Question: Is the character of Lily Turner based on anyone you know?
Sarah-Kate Lynch: This is my seventh novel and I have entirely run out of people to base my characters on! She's a combination of a few people I know of who have replaced heartache with work - and Grace Kelly. I loved the idea that she was very successful in her career but totally frozen emotionally in a way that is hard to sympathise with at first until you realize she is so heartbroken she doesn't want to feel anything at all because it hurts so much, which is kind of the opposite of being the ice queen you first take her for.
Question: When you were growing up, what authors or books did you read?
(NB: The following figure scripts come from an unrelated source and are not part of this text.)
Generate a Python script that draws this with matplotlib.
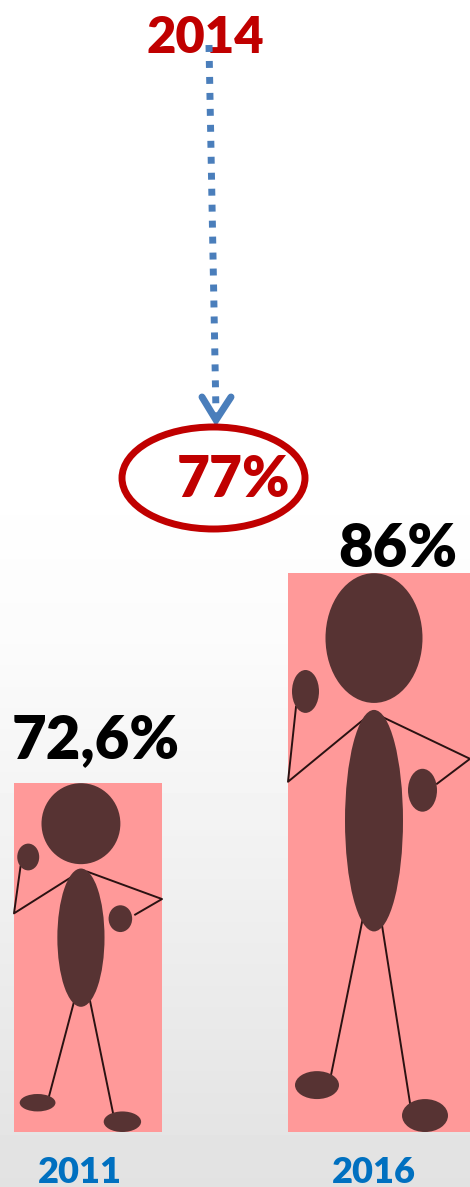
import numpy as np
import matplotlib.pyplot as plt
from matplotlib.patches import Ellipse

plt.rcParams['font.family'] = ['Lato', 'DejaVu Sans']

# Data
years = ['2011', '2016']
values = [72.6, 86]
value_labels = ['72,6%', '86%']
mid_year = '2014'
mid_label = '77%'

# Stick figure, measured on a 182 x 560 box
box_w, box_h = 182, 560
blobs = [(86, 65, 97, 130), (86, 248, 58, 222), (17.5, 118.5, 27, 43),
         (134.5, 217.5, 29, 43), (29, 513, 44, 28), (137, 543.5, 46, 33)]
blob_moves = [1, 1, 0, 1, 0, 1]   # the small figure leans left, except hand and foot
sticks = [[(8, 134), (0, 209), (80, 143)], [(90, 142), (182, 186), (149, 211)],
          [(76, 340), (43, 503)], [(92, 340), (122, 531)]]

W, H = 470, 1187
base = 50.34           # value sitting on the bars' bottom edge
px_per_pct = 15.67
bar_x = [14, 288]
bar_w = [148, 182]
blob_dx = [-3, 0]
label_x = [95.5, 398]
label_gap = [25, 6]
year_x = [80, 374]

fig = plt.figure(figsize=(W/100, H/100), dpi=100)

# Pixel axes for background and the 2014 callout
bg = fig.add_axes([0, 0, 1, 1])
bg.set_xlim(0, W)
bg.set_ylim(H, 0)
bg.axis('off')
grad = np.interp(np.arange(H), [0, 470, 640, 1187], [1, 1, 0.985, 0.885])
bg.imshow(grad[:, None], cmap='gray', vmin=0, vmax=1, extent=(0, W, H, 0), aspect='auto', zorder=0)

bg.text(205, 53, mid_year, color='#c00000', fontsize=36.5, fontweight='heavy',
        ha='center', va='baseline', zorder=2)
bg.plot([209, 216], [45, 414], color='#4a7ebb', lw=5, dashes=(1, 1.3),
        dash_capstyle='butt', zorder=3)
bg.plot([202, 216, 231], [397, 420, 397], color='#4a7ebb', lw=5,
        solid_capstyle='round', solid_joinstyle='miter', zorder=3)
bg.add_patch(Ellipse((213.5, 478), 183, 102, fill=False, ec='#c00000', lw=5, zorder=3))
bg.text(234, 497, mid_label, color='#c00000', fontsize=41, fontweight='heavy',
        ha='center', va='baseline', zorder=4)

# Value axes for the bars, sharing the same canvas
ax = fig.add_axes([0, 0, 1, 1])
ax.patch.set_alpha(0)
ax.set_xlim(0, W)
ax.set_ylim(base - (H - 1132)/px_per_pct, base + 1132/px_per_pct)
ax.axis('off')

for i, (val, label, year) in enumerate(zip(values, value_labels, years)):
    x0, w = bar_x[i], bar_w[i]
    ax.bar(x0, val - base, bottom=base, width=w, align='edge', color='#ff9999', zorder=1)
    sx, sy = w/box_w, (val - base)/box_h
    for (cx, cy, ew, eh), moves in zip(blobs, blob_moves):
        ax.add_patch(Ellipse((x0 + cx*sx + moves*blob_dx[i], val - cy*sy), ew*sx, eh*sy,
                             fc='#573333', ec='none', zorder=3))
    for s in sticks:
        xs = [x0 + p[0]*sx for p in s]
        ys = [val - p[1]*sy for p in s]
        ax.plot(xs, ys, color='#2a1212', lw=1.4, zorder=2)
    ax.text(label_x[i], val + label_gap[i]/px_per_pct, label, color='black', fontsize=43,
            fontweight='heavy', ha='center', va='baseline', zorder=4)
    ax.text(year_x[i], base - 51/px_per_pct, year, color='#0070c0', fontsize=26,
            fontweight='heavy', ha='center', va='baseline', zorder=4)

fig.savefig('out.png', dpi=100)
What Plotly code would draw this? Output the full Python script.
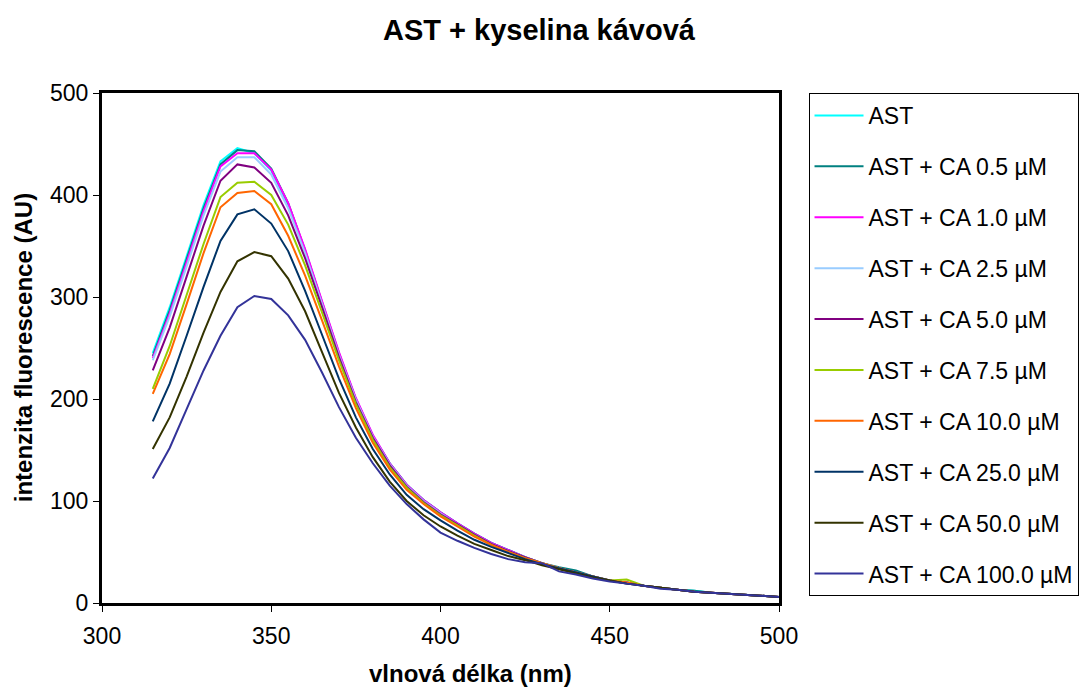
import plotly.graph_objects as go

# emission wavelength grid (nm)
wavelength = [315, 320, 325, 330, 335, 340, 345, 350, 355, 360,
              365, 370, 375, 380, 385, 390, 395, 400, 405, 410,
              415, 420, 425, 430, 435, 440, 445, 450, 455, 460,
              465, 470, 475, 480, 485, 490, 495, 500]

series_names = ["AST", "AST + CA 0.5 µM", "AST + CA 1.0 µM", "AST + CA 2.5 µM",
                "AST + CA 5.0 µM", "AST + CA 7.5 µM", "AST + CA 10.0 µM",
                "AST + CA 25.0 µM", "AST + CA 50.0 µM", "AST + CA 100.0 µM"]

ast = [245, 290, 340, 390, 433, 446, 441, 424, 390, 345, 294, 244, 200, 164, 137, 116, 101, 89, 78,
       68, 59, 52, 45, 39, 34, 30, 26, 22, 20, 17, 15, 13, 12, 10, 9, 8, 7, 6]
ca_0_5 = [242, 287, 337, 387, 430, 444, 443, 426, 392, 346, 295, 245, 200, 164, 137, 116, 101, 89, 78,
          68, 59, 52, 45, 39, 35, 32, 26, 22, 20, 17, 15, 13, 12, 10, 9, 8, 7, 6]
ca_1_0 = [240, 284, 334, 384, 428, 441, 441, 425, 392, 347, 296, 246, 201, 165, 137, 116, 101, 89, 78,
          68, 59, 52, 45, 39, 34, 30, 26, 22, 20, 17, 15, 13, 11, 10, 9, 8, 7, 6]
ca_2_5 = [238, 281, 330, 380, 423, 437, 437, 420, 387, 343, 293, 243, 199, 163, 136, 115, 100, 88, 77,
          67, 58, 51, 45, 39, 34, 30, 26, 22, 20, 17, 15, 13, 11, 10, 9, 8, 7, 6]
ca_5_0 = [228, 270, 320, 370, 414, 430, 427, 412, 380, 338, 290, 241, 197, 162, 135, 114, 99, 87, 77,
          67, 58, 51, 45, 39, 34, 30, 26, 22, 20, 17, 15, 13, 11, 10, 9, 8, 7, 6]
ca_7_5 = [210, 252, 302, 352, 398, 412, 413, 400, 371, 331, 285, 238, 195, 160, 133, 113, 98, 86, 76,
          66, 57, 50, 44, 39, 34, 30, 26, 22, 23, 17, 15, 13, 11, 10, 9, 8, 7, 6]
ca_10_0 = [205, 244, 293, 343, 388, 402, 404, 391, 360, 321, 277, 232, 191, 157, 131, 111, 97, 85, 75,
           65, 57, 50, 44, 39, 34, 30, 26, 22, 20, 17, 15, 13, 11, 10, 9, 8, 7, 6]
ca_25_0 = [178, 215, 262, 310, 355, 381, 386, 372, 345, 306, 263, 220, 182, 151, 126, 106, 92, 81, 71,
           62, 55, 49, 43, 38, 34, 30, 26, 22, 19, 17, 15, 13, 11, 10, 9, 8, 7, 6]
ca_50_0 = [151, 182, 222, 265, 305, 335, 344, 340, 318, 286, 246, 206, 172, 143, 119, 100, 86, 75, 66,
           58, 52, 46, 42, 37, 33, 29, 25, 22, 19, 17, 15, 13, 11, 10, 9, 8, 7, 6]
ca_100_0 = [122, 152, 190, 228, 262, 290, 301, 298, 282, 258, 226, 192, 162, 137, 115, 97, 82, 69, 61,
            54, 48, 43, 40, 39, 31, 28, 24, 21, 19, 17, 14, 13, 11, 10, 9, 8, 7, 6]

intensities = [ast, ca_0_5, ca_1_0, ca_2_5, ca_5_0, ca_7_5, ca_10_0, ca_25_0, ca_50_0, ca_100_0]

colors = ["#00FFFF", "#008080", "#FF00FF", "#99CCFF", "#800080",
          "#99CC00", "#FF6600", "#003366", "#333300", "#333399"]

x_ticks = [300, 350, 400, 450, 500]
y_ticks = [0, 100, 200, 300, 400, 500]

FONT = "Liberation Sans, Arial, sans-serif"

fig = go.Figure()
for name, values, color in zip(series_names, intensities, colors):
    fig.add_trace(go.Scatter(
        x=wavelength, y=values, name=name, mode="lines",
        line=dict(color=color, width=2),
        legendgroup=name,
    ))

fig.update_layout(
    width=1091, height=691,
    margin=dict(l=102, r=301, t=93, b=88),
    paper_bgcolor="white", plot_bgcolor="white",
    font=dict(family=FONT, size=23, color="black"),
    title=dict(text="<b>AST + kyselina kávová</b>", x=0.494, xanchor="center",
               y=0.957, yanchor="middle", font=dict(size=29, family=FONT)),
    legend=dict(x=1.0436, xanchor="left", y=1.0, yanchor="top",
                bordercolor="black", borderwidth=1, bgcolor="white",
                font=dict(size=23, family=FONT), tracegroupgap=18,
                itemwidth=49),
    showlegend=True,
    annotations=[
        dict(text="<b>vlnová délka (nm)</b>", xref="paper", yref="paper",
             x=0.5436, y=-0.139, xanchor="center", yanchor="middle",
             showarrow=False, font=dict(size=24, family=FONT)),
        dict(text="<b>intenzita fluorescence (AU)</b>", xref="paper", yref="paper",
             x=-0.1163, y=0.5, xanchor="center", yanchor="middle", textangle=-90,
             showarrow=False, font=dict(size=24, family=FONT)),
    ],
)

fig.update_xaxes(
    range=[300, 500], tickvals=x_ticks, ticktext=[str(v) for v in x_ticks],
    showline=True, linecolor="black", linewidth=3, mirror=True,
    ticks="outside", ticklen=6, tickwidth=1, tickcolor="black",
    showgrid=False, zeroline=False, ticklabelstandoff=4,
)
fig.update_yaxes(
    range=[0, 500], tickvals=y_ticks, ticktext=[str(v) for v in y_ticks],
    showline=True, linecolor="black", linewidth=3, mirror=True,
    ticks="outside", ticklen=6, tickwidth=1, tickcolor="black",
    showgrid=False, zeroline=False, ticklabelstandoff=0,
)

fig.write_html("out.html")
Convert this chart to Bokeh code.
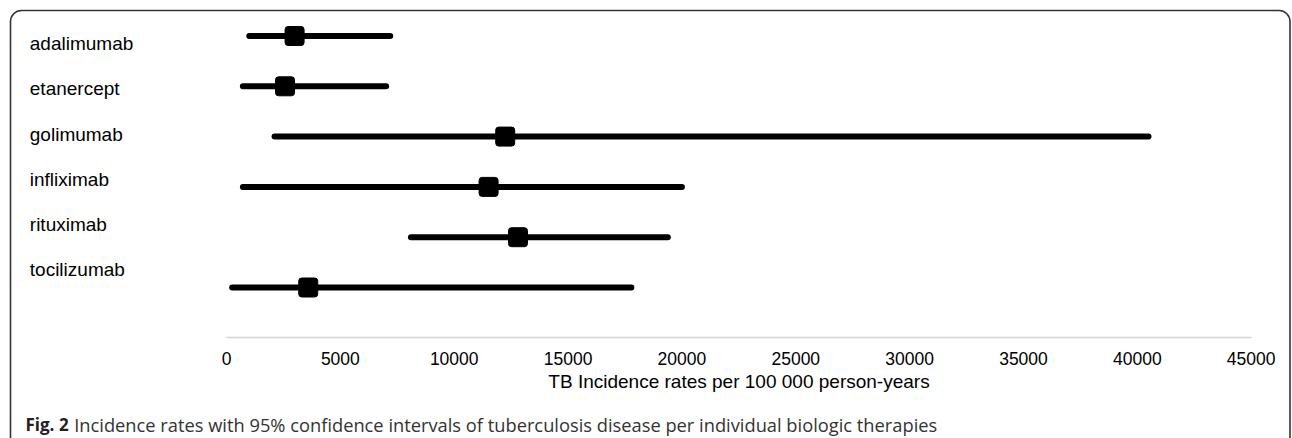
from bokeh.plotting import figure
from bokeh.models import Range1d, FixedTicker, Label, BoxAnnotation, ColumnDataSource
from bokeh.embed import file_html
from bokeh.resources import INLINE

# ---- data ----
categories = ["adalimumab", "etanercept", "golimumab", "infliximab", "rituximab", "tocilizumab"]
rate = [2990, 2570, 12240, 11510, 12800, 3590]
ci_low = [1000, 720, 2110, 720, 8100, 250]
ci_high = [7190, 7010, 40490, 20000, 19380, 17780]
x_ticks = [0, 5000, 10000, 15000, 20000, 25000, 30000, 35000, 40000, 45000]
x_title = "TB Incidence rates per 100 000 person-years"
caption_bold = "Fig. 2"
caption_text = "Incidence rates with 95% confidence intervals of tuberculosis disease per individual biologic therapies"

n = len(categories)
rows = [n - i for i in range(n)]
src = ColumnDataSource(dict(cat=categories, rate=rate, lo=ci_low, hi=ci_high, y=rows))

# ---- layout (pixels) ----
W, H = 1292, 438
X0_PX, X1_PX = 226.0, 1250.7          # pixel positions of axis start / end
XMAX = x_ticks[-1]
Y0_PX, ROW_PX = 337.3, 50.3           # pixel position of y=0 and row spacing
kx = (X1_PX - X0_PX) / XMAX
x_range = Range1d(-X0_PX / kx, (W - X0_PX) / kx)
y_range = Range1d(-(H - Y0_PX) / ROW_PX, Y0_PX / ROW_PX)

p = figure(width=W, height=H, output_backend="svg", toolbar_location=None,
           x_range=x_range, y_range=y_range, y_axis_location=None,
           min_border=0, min_border_left=0, min_border_right=0,
           min_border_top=0, min_border_bottom=0)
p.outline_line_color = None
p.xgrid.visible = False
p.ygrid.visible = False
p.background_fill_color = "white"
p.border_fill_color = "white"

ax = p.xaxis[0]
ax.fixed_location = 0
ax.bounds = (0, XMAX)
ax.ticker = FixedTicker(ticks=x_ticks)
ax.axis_line_color = "#d4d4d4"
ax.axis_line_width = 1.6
ax.major_tick_line_color = None
ax.minor_tick_line_color = None
ax.major_tick_out = 0
ax.major_tick_in = 0
ax.major_label_standoff = 14
ax.major_label_text_font = "Liberation Sans"
ax.major_label_text_font_size = "17.5px"
ax.major_label_text_color = "black"
ax.axis_label = x_title
ax.axis_label_text_font = "Liberation Sans"
ax.axis_label_text_font_size = "19px"
ax.axis_label_text_font_style = "normal"
ax.axis_label_text_color = "black"
ax.axis_label_standoff = 3

p.segment("lo", "y", "hi", "y", source=src, line_width=6, line_color="black", line_cap="round")
p.rect("rate", "y", width=19, height=19, width_units="screen", height_units="screen",
       source=src, fill_color="black", line_color="black", border_radius=3)

for i, c in enumerate(categories):
    p.add_layout(Label(x=29.3, y=43.3 + 45.1 * i, x_units="canvas", y_units="canvas", text=c,
                       text_font="Liberation Sans", text_font_size="19px",
                       text_baseline="alphabetic", text_align="left", text_color="black"))

p.add_layout(Label(x=25, y=424.3, x_units="canvas", y_units="canvas", text=caption_bold,
                   text_font="Open Sans", text_font_size="17px", text_font_style="bold",
                   text_baseline="alphabetic", text_color="#222222"))
p.add_layout(Label(x=73.7, y=424.3, x_units="canvas", y_units="canvas", text=caption_text,
                   text_font="Open Sans", text_font_size="18.3px",
                   text_baseline="alphabetic", text_color="#333333"))

p.add_layout(BoxAnnotation(left=10, right=1289.5, top=10, bottom=H + 40,
                           left_units="canvas", right_units="canvas",
                           top_units="canvas", bottom_units="canvas",
                           fill_color=None, fill_alpha=0, line_color="#333333",
                           line_alpha=1.0, line_width=1.6, border_radius=11))

open("out.html", "w").write(file_html(p, INLINE))
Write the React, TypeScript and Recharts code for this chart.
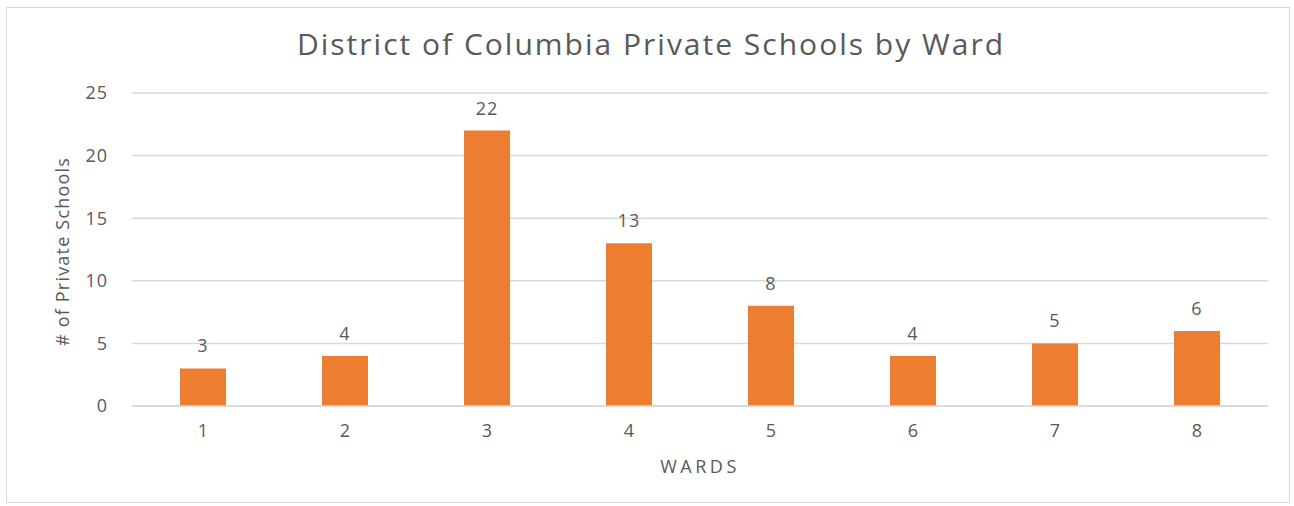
import { Bar, BarChart, CartesianGrid, LabelList, XAxis, YAxis } from "recharts";

const wards = ["1", "2", "3", "4", "5", "6", "7", "8"];
const schools = [3, 4, 22, 13, 8, 4, 5, 6];
const yTicks = [0, 5, 10, 15, 20, 25];

const data = wards.map((ward, i) => ({ ward, schools: schools[i] }));

const FONT = "'Open Sans', 'Liberation Sans', sans-serif";
const TEXT = "#595959";
const GRID = "#d9d9d9";
const ORANGE = "#ED7D31";

function YTitle({ viewBox }: any) {
  const cx = 62;
  const cy = viewBox.y + viewBox.height / 2 + 2;
  return (
    <text
      x={cx}
      y={cy}
      transform={`rotate(-90, ${cx}, ${cy})`}
      textAnchor="middle"
      dominantBaseline="central"
      fill={TEXT}
      fontSize={18}
      letterSpacing={1.2}
      fontFamily={FONT}
    >
      # of Private Schools
    </text>
  );
}

export default function App() {
  return (
    <div style={{ position: "absolute", left: 0, top: 0, width: 1294, height: 506, background: "#fff", fontFamily: FONT }}>
      <div style={{ position: "absolute", left: 6, top: 7, width: 1282, height: 494, border: `1px solid ${GRID}` }} />
      <div
        style={{
          position: "absolute",
          left: 0,
          top: 24,
          width: 1294,
          paddingLeft: 4,
          textAlign: "center",
          fontSize: 30,
          letterSpacing: 2,
          color: TEXT,
          lineHeight: "40px",
        }}
      >
        District of Columbia Private Schools by Ward
      </div>
      <div style={{ position: "absolute", left: 0, top: 0 }}>
        <BarChart width={1294} height={506} data={data} margin={{ top: 93, right: 26, bottom: 30, left: 60 }} barSize={46}>
          <CartesianGrid vertical={false} stroke={GRID} strokeWidth={1.5} />
          <XAxis
            dataKey="ward"
            height={70}
            axisLine={{ stroke: GRID, strokeWidth: 1.5 }}
            tickLine={false}
            tickMargin={12}
            tick={{ fill: TEXT, fontSize: 18, fontFamily: FONT }}
            label={{ value: "WARDS", position: "insideBottom", offset: 3, fill: TEXT, fontSize: 18, letterSpacing: 3.5, fontFamily: FONT }}
          />
          <YAxis
            width={72}
            domain={[0, 25]}
            ticks={yTicks}
            axisLine={false}
            tickLine={false}
            tickMargin={18}
            tick={{ fill: TEXT, fontSize: 18, letterSpacing: 1, fontFamily: FONT }}
            label={{ content: YTitle }}
          />
          <Bar dataKey="schools" fill={ORANGE} isAnimationActive={false}>
            <LabelList dataKey="schools" position="top" offset={16} fill={TEXT} fontSize={18} letterSpacing={1} fontFamily={FONT} />
          </Bar>
        </BarChart>
      </div>
    </div>
  );
}
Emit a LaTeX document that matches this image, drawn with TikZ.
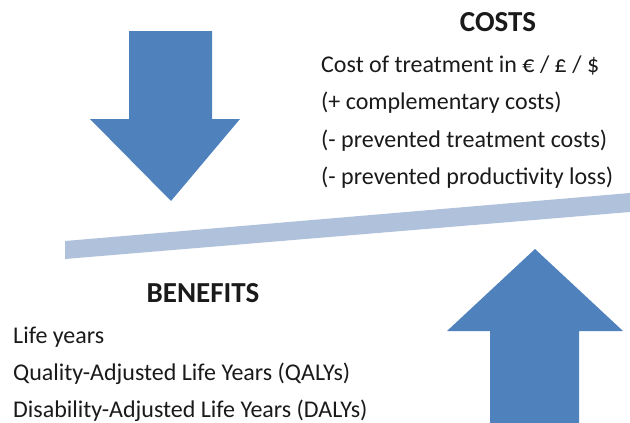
\documentclass[tikz,border=0pt]{standalone}
\usepackage{fontspec}
\setmainfont{Carlito}
\definecolor{arrowblue}{HTML}{4F81BD}
\definecolor{barblue}{HTML}{B0C1DC}
\definecolor{txt}{HTML}{1A1A1A}
\begin{document}
\begin{tikzpicture}[x=1pt,y=-1pt,
  txtline/.style={anchor=base west,inner sep=0pt,text=txt,font=\fontsize{24}{28}\selectfont},
  heading/.style={anchor=base,inner sep=0pt,text=txt,font=\fontsize{29}{34}\selectfont\bfseries},
  bigarrow/.style={fill=arrowblue,draw=none}]
\useasboundingbox (0,0) rectangle (630,423);
% balance bar
\fill[barblue] (65,241) -- (630,193) -- (630,212) -- (65,259) -- cycle;
% down arrow (costs)
\fill[bigarrow] (129,31) -- (212,31) -- (212,119) -- (240,119) -- (171,201) -- (90,119) -- (129,119) -- cycle;
% up arrow (benefits)
\fill[bigarrow] (490,423) -- (490,331) -- (447,331) -- (535,249) -- (623,331) -- (579,331) -- (579,423) -- cycle;
% costs text
\node[heading] (costs) at (498,31.5) {COSTS};
\node[txtline] (c1) at (321,72) {Cost of treatment in € / £ / \$};
\node[txtline] (c2) at (321,109.5) {(+ complementary costs)};
\node[txtline] (c3) at (321,147) {(- prevented treatment costs)};
\node[txtline] (c4) at (321,184.5) {(- prevented productivity loss)};
% benefits text
\node[heading] (benefits) at (203,302) {BENEFITS};
\node[txtline] (b1) at (13,343) {Life years};
\node[txtline] (b2) at (13,380) {Quality-Adjusted Life Years (QALYs)};
\node[txtline] (b3) at (13,417) {Disability-Adjusted Life Years (DALYs)};
\end{tikzpicture}
\end{document}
Sarah-Kate Lynch: I loved AA Milne, in fact I still do. I read the Narnia books, and Beezus and Ramona, and then moved on to bodice rippers by Victoria Holt in my teens, followed by Harold Robbins (I read 79 Park Avenue over a year while babysitting for a couple who had it on their book shelf). In fact Harold Robbins nearly killed me because when I was working for Cleo magazine in the 1980s, the then-editor Lisa Wilkinson got me to abridge The Storyteller from about 200,000 words to 20,000. I took out all the sex and it made no sense whatsoever so I had to put it back in again and take out everything else. Every time I think writing a novel is hard work, I remember what a nightmare it was unwriting one. I went through an extended Kurt Vonnegut period after that, followed by Tim Robbins (no relation, I have been assured, to Harold) and John Irving.